Post time:2019-11-11 13:26:41
There’s going to be much debate on whether rejecting the Regional Comprehensive Economic Partnership (RCEP) is best for India, from the standpoint of trade, employment et al. What matters to China more is the political and diplomatic issues linked to RCEP.
China is so shaken by the ‘trade war’ with the US that its leadership’s ability to deal with US President Donald Trump is being watched very closely both in China and abroad. The signing of the 15-nation RCEP, which has Japan, Australia and South Korea as members, would be a show of muscle against Washington.
India’s refusal to join the group, and thus refusal to strengthen it further, needs to be seen in this political context. Already, experts in China are saying that India’s action may be partly influenced by the US. “It is possible that New Delhi uses its decision to quit RCEP as a bargaining chip in trade negotiations with the US and approach Washington by putting the US above RCEP on trade deals,” said Mao Keji, research fellow at the Institute of India Studies, affiliated to the Statecontrolle ..
No one is expecting the US to reward India, or even take a soft line in dealing with Indian companies on the trade front. But India’s decision is a setback for China, both in terms of its world image, and the need to tackle the trade war.
So, will Prime Minister Narendra Modi’s decision affect China’s plans to expand buying of Indian medicines, particularly cancer drugs, in a big way? There may be some temporary drag in negotiations.
As it has done with western companies, Beijing wants Indian pharma firms to enter into joint ventures with Chinese companies, or establish their production centres in China. Indian companies are not too enthusiastic, as they rightly fear theft of process technologies that give India’s pharma industry an edge over China’s.
But there is rising resentment across China against unaffordable drugs, and a groundswell of demand for low-cost Indian medicines. This is apparently from the large-scale smuggling of Indian drugs — and a government-approved Chinese move emphasising the need for allowing Indian medicines to be brought in through legal channels. Besides, there is growing violence against doctors and other medical staff owing to resentment over high costs.
At another level, there are clear signs that foreign companies, particularly from Europe and the US, have cut back on their investment programme for 2020, since they expect the stand-off between the US and China to continue. Already, the US aggression towards China has spread from trade to investment and technology areas.
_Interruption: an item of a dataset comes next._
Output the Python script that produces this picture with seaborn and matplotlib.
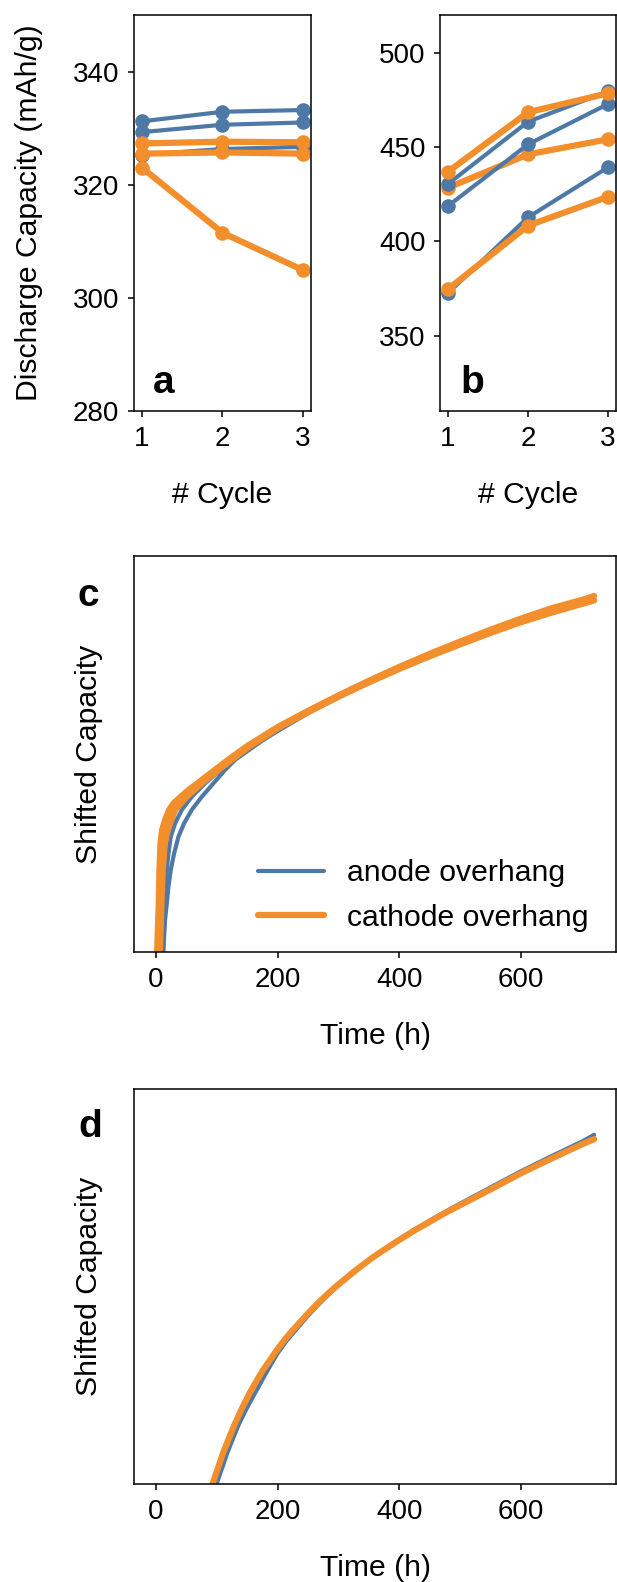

Beijing can hardly hide its determination to push through RCEP. It also wants to keep the 10-member Association of Southeast Asian Nations (Asean) closely tied to itself. China has managed to also obtain signatures from Japan, Australia and South Korea, making RCEP a multilateral animal that Washington cannot ignore. There are signs China and other RCEP members will go forward with the group’s activisation even if India stays away.
But India’s foreign policy implications are going to be different. China respects a country that can stand on its own turf and not be swayed easily. This move, by itself, could force the group to renegotiate terms and listen to Indian demands more carefully. It could also ensure an open door for India to act whenever it wishes to enter RCEP. Whatever the perceived loss, it will be temporary.